« Aces full on eights. Just
missed being a dead man’s hand » (« Full
aux as par les 8. J’ai manqué de peu une main de l’homme mort » dit Dutch Henry Brown (Stephen McNally) à Joe Lamont (John
McIntire) dans Winchester 73 (Anthony
Mann, 1950). Au cours d’une partie de poker décisive dont l’enjeu est une arme
à feu, la fameuse Winchester 73, objet de toutes les convoitises, Dutch Henry
Brown pense avoir une main gagnante sous la forme d’un full aux as par les 8.
Déterminé, sûr de remporter la mise, il abat ses cartes devant un Joe Lamont
dont le calme tranche avec le regard fiévreux de Dutch. Un as en moins et Dutch aurait eu « la main de
l’homme mort », une combinaison au poker rendue célèbre parce qu’elle était
celle que tenait Wild Bill Hickok, avant de se faire tuer dans le dos par Jack
McCall dans un saloon de Deadwood (Dakota du Sud), le 2 août 1876. Cette main
était composée d’une double paire d’as par les 8 (aces and eights) de couleur
noire, trèfle ou pique. Le full de Dutch est donc supérieur, ce qui explique
son assurance. Seuls, la quinte flush royale (5 cartes qui se suivent de la
même couleur du dix à l’as), la quinte flush (5 cartes qui se suivent de la
même couleur) et le carré (4 cartes de la même valeur) peuvent battre son full.

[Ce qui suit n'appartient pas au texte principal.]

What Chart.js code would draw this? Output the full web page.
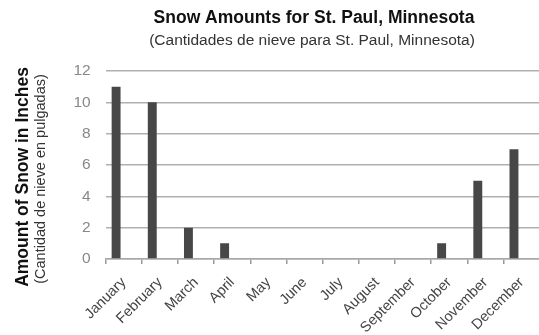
<!DOCTYPE html>
<html>
<head>
<meta charset="utf-8">
<script src="https://cdn.jsdelivr.net/npm/chart.js@4"></script>
<style>
    html, body {margin: 0; padding: 0; overflow: hidden; background: #fff;}
    #wrap {width: 544px; height: 335px; position: relative;}
</style>
</head>
<body>
<div id="wrap"><canvas id="snowChart"></canvas></div>
<script>
// ═══════════════════ DATA ═══════════════════

const months = ['January', 'February', 'March', 'April', 'May', 'June', 'July', 'August', 'September', 'October', 'November', 'December'];
const snowInches = [11, 10, 2, 1, 0, 0, 0, 0, 0, 1, 5, 7];
// empty second series, keeps the bars left of each category centre
const blankSeries = months.map(() => null);
const yTicks = [0, 2, 4, 6, 8, 10, 12];

const titleText = 'Snow Amounts for St. Paul, Minnesota';
const subtitleText = '(Cantidades de nieve para St. Paul, Minnesota)';
const yTitleText = 'Amount of Snow in Inches';
const ySubtitleText = '(Cantidad de nieve en pulgadas)';

const FONT = '"Liberation Sans", Arial, sans-serif';

// header and rotated y titles drawn straight on the canvas
const headings = {
    id: 'headings',
    afterDraw(chart) {
        const ctx = chart.ctx;
        ctx.save();
        ctx.textAlign = 'center';
        ctx.textBaseline = 'alphabetic';
        ctx.fillStyle = '#111';
        ctx.font = 'bold 17.5px ' + FONT;
        ctx.fillText(titleText, 314, 23);
        ctx.fillStyle = '#333';
        ctx.font = '15.5px ' + FONT;
        ctx.fillText(subtitleText, 312, 45);

        ctx.translate(0, 177);
        ctx.rotate(-Math.PI / 2);
        ctx.fillStyle = '#111';
        ctx.font = 'bold 17.5px ' + FONT;
        ctx.fillText(yTitleText, 0, 28);
        ctx.fillStyle = '#333';
        ctx.font = '14.5px ' + FONT;
        ctx.fillText(ySubtitleText, -2, 45);
        ctx.restore();
    }
};

new Chart(document.getElementById('snowChart'), {
    type: 'bar',
    data: {
        labels: months,
        datasets: [{
            label: 'Snow',
            data: snowInches,
            backgroundColor: '#474747',
            borderWidth: 0,
            barPercentage: 0.58,
            categoryPercentage: 0.85,
        }, {
            label: '',
            data: blankSeries,
            backgroundColor: 'rgba(0,0,0,0)',
            barPercentage: 0.58,
            categoryPercentage: 0.85,
        }]
    },
    options: {
        responsive: true,
        maintainAspectRatio: false,
        animation: false,
        layout: {padding: {top: 71, right: 1, left: 0, bottom: 0}},
        plugins: {legend: {display: false}, tooltip: {enabled: false}},
        scales: {
            x: {
                offset: true,
                grid: {offset: true, drawOnChartArea: false, drawTicks: true, tickLength: 5, color: '#9a9a9a', lineWidth: 1.5},
                border: {display: true, color: '#a8a8a8', width: 1.5},
                ticks: {color: '#444', font: {family: FONT, size: 14.5}, minRotation: 45, maxRotation: 45, padding: 10, autoSkip: false},
                afterFit(scale) { scale.height = 76; }
            },
            y: {
                min: 0,
                max: 12,
                afterBuildTicks(scale) { scale.ticks = yTicks.map(v => ({value: v})); },
                grid: {drawTicks: false, color: '#b0b0b0', lineWidth: 1.5},
                border: {display: false},
                ticks: {color: '#888', font: {family: FONT, size: 15.5}, padding: 15},
                afterFit(scale) { scale.width = 105.7; }
            }
        }
    },
    plugins: [headings]
});
</script>
</body>
</html>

« La main de l’homme mort» a dans le western une sinistre réputation
puisqu’elle préfigure toujours la mort violente du joueur, qui peut, certes,
remporter la mise, sans avoir néanmoins le loisir de dépenser, dans des
beuveries diverses, l’argent gagné. Luke Plummer (Tom Tyler) dans La Chevauchée fantastique (Stagecoach, John Ford, 1939) et Liberty
Valance (Lee Marvin) dans
L’Homme qui tua Liberty Valance (The Man who shot Liberty Valance, John
Ford, 1962) avaient cette main avant qu’ils ne mordent la poussière dans les
rues principales de Lordsburg pour le premier et de Shinbone pour le second. Cette
double paire est même le titre éponyme du film de Sam Newfield (Aces and Eights, 1936) au cours duquel
est briévement présentée l’infortune de Wild Bill Hikock qui a eu le tort de
s’asseoir, dos à la porte d’entrée du saloon. Pour un homme habituellement sur
ses gardes, pareille négligence peut apparaître, à priori, comme une
étourderie, à moins d’imaginer, peut-être, un état d’ébriété déjà avancé. La légende
ne dit mot sur cette situation aussi fâcheuse que funeste. Quant à Dutch Henry
Brown, malfrat en fuite, celui-ci n’échappera pas à la malédiction qui entoure
cette combinaison fatale. Sûr de lui, et entouré par ses comparses debouts
derrière lui, Wesley (Steve Brodie) à sa gauche et Wheeler (James Millican) à
sa droite, il semble ne pas attendre la réponse de son adversaire. Pourtant, l’attitude
de Joe Lamont, un trafiquant d’armes
sans scrupule, laisse présager une issue différente de celle escomptée par
Dutch. Revêtu d’un chapeau haut de forme peu usité dans ces régions sauvages de
l’Ouest américain et mâchouillant son cigare d’un air détaché, Joe Lamont n’a
manifestement pas dit son dernier mot.